Table of Contents
- Introduction: The Power of a Poet’s Voice
- William Shakespeare – The Bard of the Human Soul
- Rabindranath Tagore – The Pen that Sang Freedom
- Maya Angelou – The Voice of Dignity and Defiance
- Pablo Neruda – The Poet of the People
- Rumi – Mystic, Rebel, and Eternal Flame
- Sylvia Plath – A Mirror to the Inner World
- Langston Hughes – The Rhythm of a Revolution
- Conclusion: When Words Become Worlds
1. Introduction: The Power of a Poet’s Voice
History remembers empires, but it never forgets the poets. While kings ruled over land, poets ruled over hearts. Their verses stirred revolutions, comforted souls, and lit fires in minds. They didn’t need swords — only syllables. This blog celebrates the poets who reshaped the world, one verse at a time.
2. William Shakespeare – The Bard of the Human Soul
Before Netflix and cinema, there was Shakespeare — a man who transformed theater into art and language into legacy. His poetry and plays captured every human emotion, from ambition in Macbeth to love in Sonnet 18. He didn’t just influence literature; he expanded the English language itself, giving us hundreds of words and phrases still used today.
Legacy: Shakespeare’s works have been translated into over 100 languages, staged across centuries, and continue to influence modern storytelling.
3. Rabindranath Tagore – The Pen that Sang Freedom
The first Asian Nobel Laureate in Literature, Tagore wielded his pen like a brush, painting India’s soul in words. His poetry blended spiritual introspection with patriotic fervor. Gitanjali, his most acclaimed work, was more than a collection of poems — it was a whisper of hope for a colonized nation.
Legacy: Tagore’s words helped shape the identity of a modern India. His songs became national anthems for two countries — India and Bangladesh.

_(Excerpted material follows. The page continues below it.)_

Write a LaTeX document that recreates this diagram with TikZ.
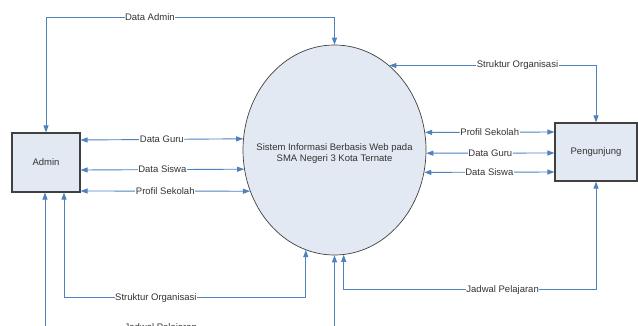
\documentclass[tikz,border=0pt]{standalone}
\usepackage{fontspec}
\setmainfont{Liberation Sans}
\usepackage{tikz}
\usetikzlibrary{shapes.geometric, arrows.meta}
\definecolor{flowblue}{HTML}{4F81BD}
\definecolor{boxfill}{HTML}{E2E9F3}
\definecolor{edgegray}{HTML}{404040}
\tikzstyle{flow} = [draw=flowblue, line width=0.9pt, {Triangle[length=7pt,width=5pt]}-{Triangle[length=7pt,width=5pt]}, color=flowblue]
\tikzstyle{entity} = [draw=edgegray, line width=1.1pt, fill=boxfill, inner sep=0pt, text=black!80]
\tikzstyle{lbl} = [fill=white, inner sep=0.5pt, text=black!80, font=\fontsize{9.5}{11}\selectfont]

\begin{document}
\begin{tikzpicture}[x=1pt, y=-1pt, font=\fontsize{9.5}{11}\selectfont]
\useasboundingbox (0,0) rectangle (638,325);
\clip (0,0) rectangle (638,325);

\node[entity, minimum width=68pt, minimum height=59pt] (admin) at (46,162.5) {Admin};
\node[entity, minimum width=82pt, minimum height=58pt] (pengunjung) at (596,152) {Pengunjung};
\node[ellipse, draw=edgegray, line width=0.7pt, fill=boxfill, inner sep=0pt,
  minimum width=183pt, minimum height=210pt,
  label={[align=center, text=black!80, yshift=-3.5pt]center:Sistem Informasi Berbasis Web pada\\SMA Negeri 3 Kota Ternate}]
  (sistem) at (334.5,150) {};

\draw[flow] (admin.north) -- ++(0,-115) -| node[lbl, pos=0.18] {Data Admin} (sistem.90);
\draw[flow] (sistem.57.7) -| node[lbl, pos=0.31] {Struktur Organisasi} (pengunjung.north);

\draw[flow] ([yshift=22.5pt]admin.east) -- node[lbl] {Data Guru} (sistem.173.7);
\draw[flow] ([yshift=-7.5pt]admin.east) -- node[lbl] {Data Siswa} (sistem.192.6);
\draw[flow] ([yshift=-28.5pt]admin.east) -- node[lbl] {Profil Sekolah} (sistem.206);

\draw[flow] (sistem.11.3) -- node[lbl] {Profil Sekolah} ([yshift=20pt]pengunjung.west);
\draw[flow] (sistem.358.1) -- node[lbl] {Data Guru} ([yshift=-1pt]pengunjung.west);
\draw[flow] (sistem.346.2) -- node[lbl] {Data Siswa} ([yshift=-20pt]pengunjung.west);

\draw[flow] ([xshift=18pt]admin.south) -- ++(0,105) -| node[lbl, pos=0.19] {Struktur Organisasi} (sistem.254.6);
\draw[flow] (pengunjung.south) -- ++(0,108) -| node[lbl, pos=0.185] {Jadwal Pelajaran} (sistem.275.75);
\draw[flow] ([xshift=-1pt]admin.south) -- ++(0,135) -| node[lbl, pos=0.2] {Jadwal Pelajaran} (sistem.270);
\end{tikzpicture}
\end{document}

4. Maya Angelou – The Voice of Dignity and Defiance
Maya Angelou didn’t just write poems — she carved out space for dignity where the world refused to give it. Her poem Still I Rise is a defiant anthem of resilience, written for every voice silenced by oppression. Angelou turned her own pain into poetry, and her poetry into a beacon.
Legacy: Her work became central to civil rights literature, echoing in classrooms, protest marches, and presidential inaugurations.
5. Pablo Neruda – The Poet of the People
With verses that bloomed like the roses of Chile, Neruda was not just a love poet — he was a chronicler of struggle, of laborers, of love beyond the romantic. His Twenty Love Poems and a Song of Despair won hearts, while Canto General awakened consciences.
Legacy: Neruda’s poetry gave voice to the voiceless and stirred the Latin American spirit of resistance and identity.
6. Rumi – Mystic, Rebel, and Eternal Flame
Centuries later, Rumi’s verses still pulse with a rare light. A Sufi mystic, Rumi’s poetry transcended religion and culture. His words explored love not as desire, but as divine transformation. Whether you read him in Persian or in translation, his metaphors feel like ancient truths whispered into your soul.
Legacy: Rumi is among the most read poets in the world today, guiding millions toward self-awareness and spiritual openness.
7. Sylvia Plath – A Mirror to the Inner World
Sylvia Plath gave voice to the quiet chaos within. Her confessional poetry, raw and unfiltered, peeled back the layers of mental health, womanhood, and identity. With Ariel, she turned pain into power. Her work, once controversial, is now hailed for its fearless honesty.
Legacy: Plath paved the way for generations of poets exploring the self, mental illness, and female agency.
8. Langston Hughes – The Rhythm of a Revolution
Langston Hughes didn’t just write poems; he composed a soundtrack for the Harlem Renaissance. His poetry pulsed with jazz, hope, and protest. Through poems like I, Too and The Negro Speaks of Rivers, Hughes challenged a nation to see Black life with new eyes.
Legacy: His works remain cornerstones of African-American literature, inspiring poets, musicians, and activists alike.
9. Conclusion: When Words Become Worlds
The poets we’ve met didn’t just craft lines—they crafted legacies. They proved that a poem could be a protest, a prayer, a prophecy. Across time and continents, they spoke in different tongues, but their message was one: words, when born from truth, can move the world.